Yaptığı trafik kazası nedeni ile aynı aileden üç kişinin ölümüne sebep olan yazar Emrah Serbes’e yüklü tazminat davası. Serbes’e, 4,5 milyon liralık tazminat davası açıldı. Detaylar haberimizde…
Emrah Serbes hakkında tazminat davası
Ünlü yazar Emrah Serbes, İzmir’de alkollü ve aşırı süratli şekilde kullandığı araçla kaza yapmış ve aynı aileden olan üç kişinin ölümüne neden olmuştu.

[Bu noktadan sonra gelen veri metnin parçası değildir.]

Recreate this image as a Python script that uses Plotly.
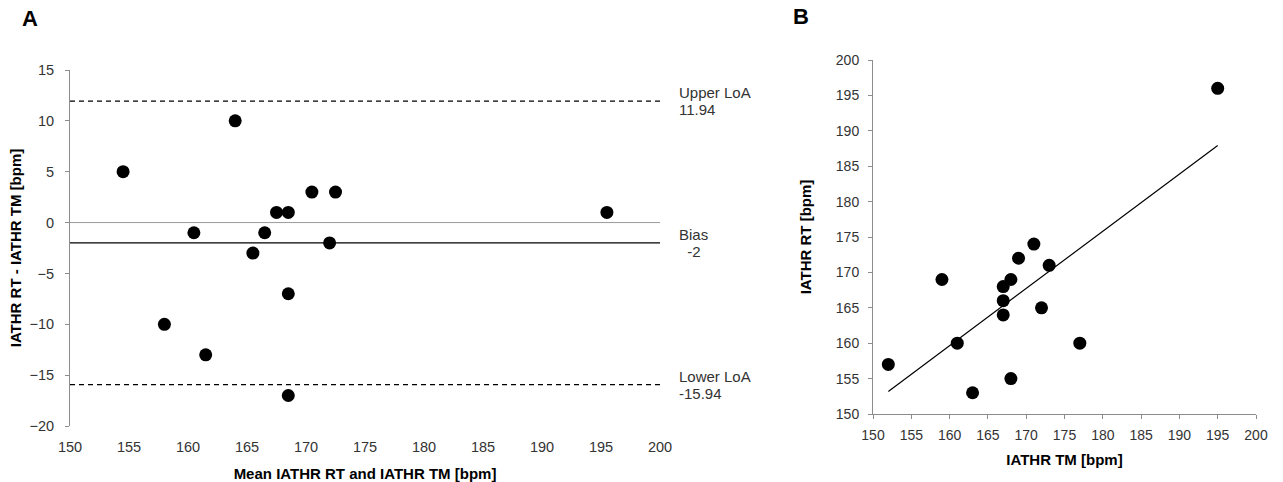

Hakkında daha önce ağır ceza mahkemesine “bilinçli taksirle birden fazla kişinin ölümüne neden olmak” suçundan 22,5 yıla kadar hapis cezası istemi ile ceza davası açılan Emrah Serbes’e şimdi de, kazada hayatını kaybedenlerin ailesinin avukatı Burcu Ece Güler tarafından 4.5 milyon liralık manevi tazminat davası açıldı. Tutuklu yargılanan Emrah Serbes, 8 Mart günü ilk kez hakim karşısına çıkmaya hazırlanıyor.
Aynı aileden üç kişi hayatını kaybetmişti
Emrah Serbes, geçtiğimiz 22 Eylül günü İzmir-Aydın Otoyolu Torbalı Kavşağı yakınlarında Ayhan Özçelik’in kullandığı araçla çarpışmıştı. Feci kazada, otomobili kullanan Ayhan Özçelik ve 16 yaşındaki kızı Zeynep Özçelik olay yerinde can verirken, ağır yaralı olarak hastaneye kaldırılan anne Nilgün Özçelik 12 gün tedavi sonrası yaşam mücadelesine yenik düşerek can vermişti.
Kazayı, ilk olarak Kenan Doğru üstlenmişti. Aracı kendisinin kullandığını ifade etmişti. Ancak, soruşturma devam ederken Emrah Serbes bir itiraf mektubu yayınlayarak kazayı kendisinin yaptığını açıklamıştı.
İşte Emrah Serbes’in itiraf mektubu:
22.09.2017 tarihinde İzmir – Aydın otobanında meydana gelen kazanın sorumlusu benim. Bu kazada aynı aileden bir baba-kız hayatını kaybetti, anne ise yoğun bakımda. Ölen genç kız, bir çocuk, 16 yaşında. Hiçbir şey bir genç kızın hayatından daha değerli değildir.
Bir rampanın ardından birden önümüze çıkan araca çarpmamak için elimden gelen bütün çabayı sarf ettim. Kaygan zemin nedeniyle yavaşlayamadığımdan direksiyonu bariyerlere kırdım. Ama çarpışmanın önüne geçemedim. Bariyerleri aşarak üç-dört takla attık ve sonunda demir tellere takılarak durduk. Açılan hava yastıkları ve aracın güvenlik sistemi nedeniyle kazayı hafif sıyrıklarla atlattık. Kaza esnasında yanımda oturan arkadaşım Kenan Doğru ile birlikte aracın sunroof’undan çıktık ve diğer aracın yanına gittik.
Araçtakilerin nabızlarına baktım anne hala hayattaydı. 112’yi aradık ama ambulans olay yerine çok geç geldi. Araçtan fırlayıp yolun kenarında yatan genç kızı görünce kendimi kaybettim ve bu şok nedeniyle olay anında kazayı üstlenemedim. Kazayı yanımda oturan arkadaşım Kenan Doğru üstlendi. Şu an suçsuz olduğu halde cezaevinde yatmaktadır. Kenan’ı Beşiktaş tribününden tanırım, senelerce birbirimizi kolladık. Bu hadise nedeniyle hiç kimseye bir şey söylemeden sonuna kadar cezaevinde benim için yatabilecek bir insandır. Ama aradan günler geçtikçe bu vicdani sorumluluğu kaldıramayacağımı anladım. Savcılığa geldim ve kendim teslim oluyorum. Hayatını kaybedenleri geri getirmeyecek olsa da cezam neyse çekmeye hazırım. Hayatını kaybedenlerin yakınlarından özür dilerim. Keşke bu kazada ben ölseydim. Hayatı boyunca haktan, hukuktan, adaletten bahsetmiş biri olarak bundan sonra doğan her gün benim için azap olacak. Suçun cezasından kaçabilirsin ama vicdanın azabından kaçamazsın.